> What you will do: Pictures in the entries below are excluded; copy only the lines from the one containing "Emit a web page" to the one containing "const yTicks = [0, 2, 4, 6, 8, 10, 12, 14];", both included.

> Stored dataset items:
_ _ _
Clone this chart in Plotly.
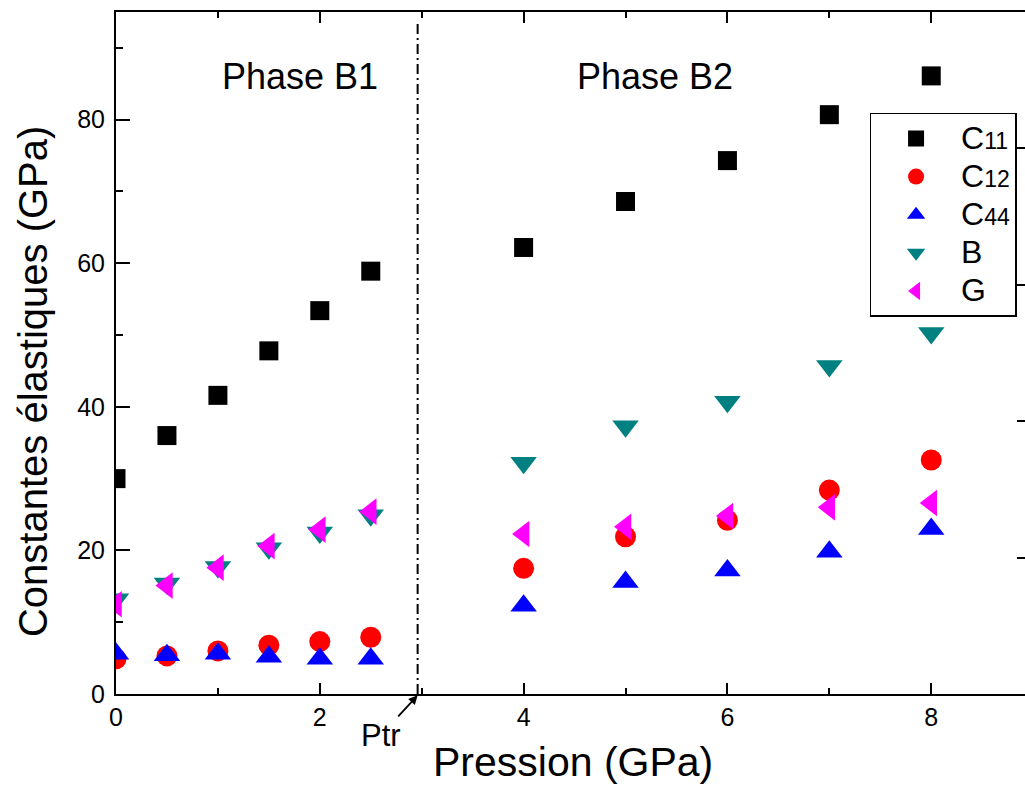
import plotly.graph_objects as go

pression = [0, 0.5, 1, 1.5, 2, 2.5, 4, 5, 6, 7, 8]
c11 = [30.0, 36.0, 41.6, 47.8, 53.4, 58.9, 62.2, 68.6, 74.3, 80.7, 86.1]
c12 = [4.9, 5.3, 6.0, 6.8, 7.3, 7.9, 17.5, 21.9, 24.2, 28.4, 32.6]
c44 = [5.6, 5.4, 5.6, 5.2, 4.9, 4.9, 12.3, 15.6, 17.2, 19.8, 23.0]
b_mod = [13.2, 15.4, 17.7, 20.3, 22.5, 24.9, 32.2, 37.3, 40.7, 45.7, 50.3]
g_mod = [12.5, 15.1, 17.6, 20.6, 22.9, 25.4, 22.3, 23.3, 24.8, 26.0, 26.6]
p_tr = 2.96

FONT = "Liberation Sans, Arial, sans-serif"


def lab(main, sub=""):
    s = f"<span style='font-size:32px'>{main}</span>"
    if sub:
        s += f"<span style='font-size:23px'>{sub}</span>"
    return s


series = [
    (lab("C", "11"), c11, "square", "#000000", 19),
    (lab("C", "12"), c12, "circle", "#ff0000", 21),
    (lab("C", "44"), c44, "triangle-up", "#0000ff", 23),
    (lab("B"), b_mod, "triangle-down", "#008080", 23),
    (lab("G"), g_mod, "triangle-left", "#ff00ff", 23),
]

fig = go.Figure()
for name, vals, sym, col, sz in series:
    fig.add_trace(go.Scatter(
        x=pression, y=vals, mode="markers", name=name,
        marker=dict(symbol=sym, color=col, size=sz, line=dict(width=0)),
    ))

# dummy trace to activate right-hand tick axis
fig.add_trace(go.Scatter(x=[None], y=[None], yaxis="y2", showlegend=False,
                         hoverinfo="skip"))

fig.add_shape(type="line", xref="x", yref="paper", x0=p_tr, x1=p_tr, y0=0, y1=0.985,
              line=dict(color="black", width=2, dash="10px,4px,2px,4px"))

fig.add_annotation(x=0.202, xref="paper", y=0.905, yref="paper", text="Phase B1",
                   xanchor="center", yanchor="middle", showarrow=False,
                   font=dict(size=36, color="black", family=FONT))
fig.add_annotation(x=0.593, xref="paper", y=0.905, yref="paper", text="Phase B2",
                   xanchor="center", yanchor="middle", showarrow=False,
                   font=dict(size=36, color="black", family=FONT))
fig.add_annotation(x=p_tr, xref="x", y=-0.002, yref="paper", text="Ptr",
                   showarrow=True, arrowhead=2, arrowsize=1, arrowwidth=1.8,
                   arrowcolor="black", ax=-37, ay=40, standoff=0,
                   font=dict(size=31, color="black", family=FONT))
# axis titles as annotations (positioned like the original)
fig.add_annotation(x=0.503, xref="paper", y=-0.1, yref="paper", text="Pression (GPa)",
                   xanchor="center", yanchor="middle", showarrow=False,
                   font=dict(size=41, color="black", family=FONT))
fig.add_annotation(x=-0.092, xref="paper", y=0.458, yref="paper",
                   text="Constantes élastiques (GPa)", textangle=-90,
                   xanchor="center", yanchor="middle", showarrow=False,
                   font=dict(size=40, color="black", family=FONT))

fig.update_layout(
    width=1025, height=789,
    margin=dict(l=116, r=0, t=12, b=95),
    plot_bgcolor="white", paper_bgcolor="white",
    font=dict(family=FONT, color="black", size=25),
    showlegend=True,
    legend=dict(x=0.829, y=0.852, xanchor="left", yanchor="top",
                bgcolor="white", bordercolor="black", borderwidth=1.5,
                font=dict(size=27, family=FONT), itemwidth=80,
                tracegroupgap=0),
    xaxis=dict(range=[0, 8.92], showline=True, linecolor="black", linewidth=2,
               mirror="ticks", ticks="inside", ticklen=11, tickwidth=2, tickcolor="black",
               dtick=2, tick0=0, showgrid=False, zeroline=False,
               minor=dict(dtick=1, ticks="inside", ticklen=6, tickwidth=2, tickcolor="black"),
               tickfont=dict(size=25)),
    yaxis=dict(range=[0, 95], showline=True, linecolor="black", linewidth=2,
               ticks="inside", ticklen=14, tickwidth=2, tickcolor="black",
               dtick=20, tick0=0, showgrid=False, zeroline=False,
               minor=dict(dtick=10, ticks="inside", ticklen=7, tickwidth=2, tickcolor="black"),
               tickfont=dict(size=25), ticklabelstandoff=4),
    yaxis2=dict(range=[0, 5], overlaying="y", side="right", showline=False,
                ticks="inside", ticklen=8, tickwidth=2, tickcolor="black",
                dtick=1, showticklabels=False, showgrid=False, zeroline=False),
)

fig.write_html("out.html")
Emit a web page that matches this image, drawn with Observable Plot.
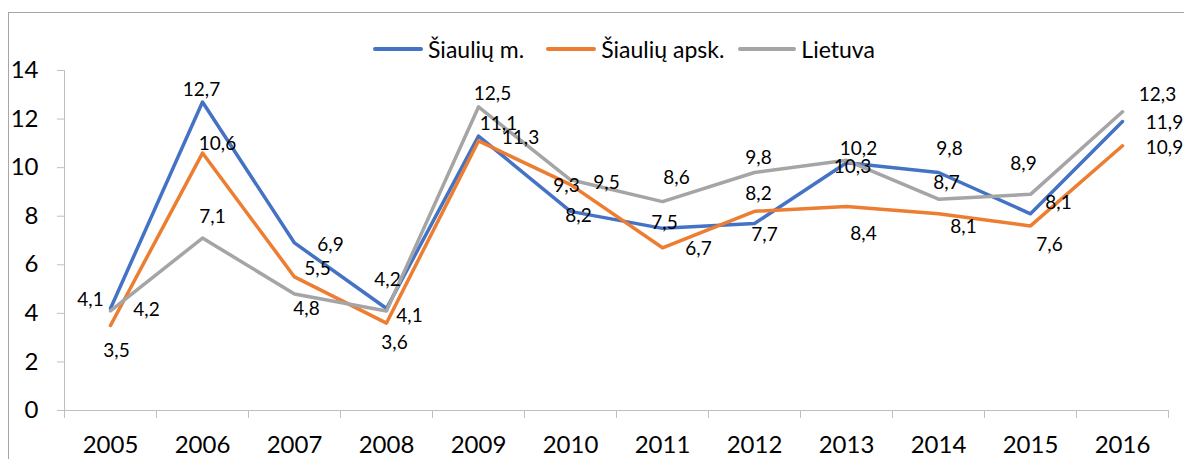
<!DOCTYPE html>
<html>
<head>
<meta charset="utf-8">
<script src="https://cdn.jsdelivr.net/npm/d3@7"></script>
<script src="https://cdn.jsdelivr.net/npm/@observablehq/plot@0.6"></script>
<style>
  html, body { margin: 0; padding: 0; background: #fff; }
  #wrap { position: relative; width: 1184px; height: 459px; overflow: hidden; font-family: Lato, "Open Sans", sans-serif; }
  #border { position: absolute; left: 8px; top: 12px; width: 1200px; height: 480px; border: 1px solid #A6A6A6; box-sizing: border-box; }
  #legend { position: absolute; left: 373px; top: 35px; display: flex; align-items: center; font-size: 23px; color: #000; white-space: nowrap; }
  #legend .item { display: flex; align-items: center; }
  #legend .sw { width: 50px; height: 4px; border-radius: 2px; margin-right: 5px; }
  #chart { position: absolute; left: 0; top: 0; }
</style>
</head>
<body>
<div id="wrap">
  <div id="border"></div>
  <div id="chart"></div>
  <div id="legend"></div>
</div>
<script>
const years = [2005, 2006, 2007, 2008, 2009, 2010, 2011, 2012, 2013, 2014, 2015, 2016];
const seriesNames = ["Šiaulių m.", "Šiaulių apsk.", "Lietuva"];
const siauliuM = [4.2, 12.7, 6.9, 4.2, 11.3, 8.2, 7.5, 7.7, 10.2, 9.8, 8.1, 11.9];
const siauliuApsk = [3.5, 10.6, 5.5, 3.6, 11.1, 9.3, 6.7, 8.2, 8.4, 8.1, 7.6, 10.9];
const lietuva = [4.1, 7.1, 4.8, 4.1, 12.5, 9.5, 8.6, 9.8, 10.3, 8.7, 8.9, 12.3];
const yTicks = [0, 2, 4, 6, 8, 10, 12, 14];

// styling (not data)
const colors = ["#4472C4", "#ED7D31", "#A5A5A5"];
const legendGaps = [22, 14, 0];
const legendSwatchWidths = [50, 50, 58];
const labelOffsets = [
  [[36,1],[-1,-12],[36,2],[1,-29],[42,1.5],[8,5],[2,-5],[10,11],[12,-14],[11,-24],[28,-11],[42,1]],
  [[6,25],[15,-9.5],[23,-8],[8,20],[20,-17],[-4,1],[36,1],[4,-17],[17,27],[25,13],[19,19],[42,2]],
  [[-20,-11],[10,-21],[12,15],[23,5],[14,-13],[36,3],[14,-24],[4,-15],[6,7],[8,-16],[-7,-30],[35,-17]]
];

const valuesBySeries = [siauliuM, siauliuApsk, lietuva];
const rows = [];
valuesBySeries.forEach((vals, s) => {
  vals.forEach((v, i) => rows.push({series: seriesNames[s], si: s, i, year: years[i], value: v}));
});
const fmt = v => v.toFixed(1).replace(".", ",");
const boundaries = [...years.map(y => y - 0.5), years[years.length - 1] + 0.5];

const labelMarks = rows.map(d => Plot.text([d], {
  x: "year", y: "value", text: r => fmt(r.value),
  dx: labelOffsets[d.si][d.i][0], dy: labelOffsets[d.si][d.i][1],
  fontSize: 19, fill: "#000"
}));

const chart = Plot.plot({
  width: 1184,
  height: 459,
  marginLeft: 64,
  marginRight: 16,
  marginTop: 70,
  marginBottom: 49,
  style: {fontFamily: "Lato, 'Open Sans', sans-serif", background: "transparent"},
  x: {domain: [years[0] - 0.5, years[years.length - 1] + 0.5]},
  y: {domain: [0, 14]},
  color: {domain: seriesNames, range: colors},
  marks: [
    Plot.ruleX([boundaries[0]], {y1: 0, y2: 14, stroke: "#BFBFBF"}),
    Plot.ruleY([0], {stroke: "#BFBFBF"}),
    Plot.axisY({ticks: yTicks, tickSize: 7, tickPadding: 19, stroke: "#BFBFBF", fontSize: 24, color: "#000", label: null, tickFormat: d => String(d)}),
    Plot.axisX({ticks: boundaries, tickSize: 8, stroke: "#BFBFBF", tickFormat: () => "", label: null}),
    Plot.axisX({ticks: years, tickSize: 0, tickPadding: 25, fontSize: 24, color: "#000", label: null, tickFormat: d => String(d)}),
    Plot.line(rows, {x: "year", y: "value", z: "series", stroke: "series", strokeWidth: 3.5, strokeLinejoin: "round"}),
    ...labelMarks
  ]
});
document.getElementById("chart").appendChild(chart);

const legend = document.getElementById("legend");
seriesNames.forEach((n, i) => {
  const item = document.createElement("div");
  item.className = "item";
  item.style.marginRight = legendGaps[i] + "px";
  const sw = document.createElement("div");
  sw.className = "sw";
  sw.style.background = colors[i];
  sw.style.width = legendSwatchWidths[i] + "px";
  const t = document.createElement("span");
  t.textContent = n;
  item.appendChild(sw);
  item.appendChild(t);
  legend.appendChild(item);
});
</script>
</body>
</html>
_ _ _
> Written solution:
Emit a web page that matches this image, drawn with Observable Plot.
<!DOCTYPE html>
<html>
<head>
<meta charset="utf-8">
<script src="https://cdn.jsdelivr.net/npm/d3@7"></script>
<script src="https://cdn.jsdelivr.net/npm/@observablehq/plot@0.6"></script>
<style>
  html, body { margin: 0; padding: 0; background: #fff; }
  #wrap { position: relative; width: 1184px; height: 459px; overflow: hidden; font-family: Lato, "Open Sans", sans-serif; }
  #border { position: absolute; left: 8px; top: 12px; width: 1200px; height: 480px; border: 1px solid #A6A6A6; box-sizing: border-box; }
  #legend { position: absolute; left: 373px; top: 35px; display: flex; align-items: center; font-size: 23px; color: #000; white-space: nowrap; }
  #legend .item { display: flex; align-items: center; }
  #legend .sw { width: 50px; height: 4px; border-radius: 2px; margin-right: 5px; }
  #chart { position: absolute; left: 0; top: 0; }
</style>
</head>
<body>
<div id="wrap">
  <div id="border"></div>
  <div id="chart"></div>
  <div id="legend"></div>
</div>
<script>
const years = [2005, 2006, 2007, 2008, 2009, 2010, 2011, 2012, 2013, 2014, 2015, 2016];
const seriesNames = ["Šiaulių m.", "Šiaulių apsk.", "Lietuva"];
const siauliuM = [4.2, 12.7, 6.9, 4.2, 11.3, 8.2, 7.5, 7.7, 10.2, 9.8, 8.1, 11.9];
const siauliuApsk = [3.5, 10.6, 5.5, 3.6, 11.1, 9.3, 6.7, 8.2, 8.4, 8.1, 7.6, 10.9];
const lietuva = [4.1, 7.1, 4.8, 4.1, 12.5, 9.5, 8.6, 9.8, 10.3, 8.7, 8.9, 12.3];
const yTicks = [0, 2, 4, 6, 8, 10, 12, 14];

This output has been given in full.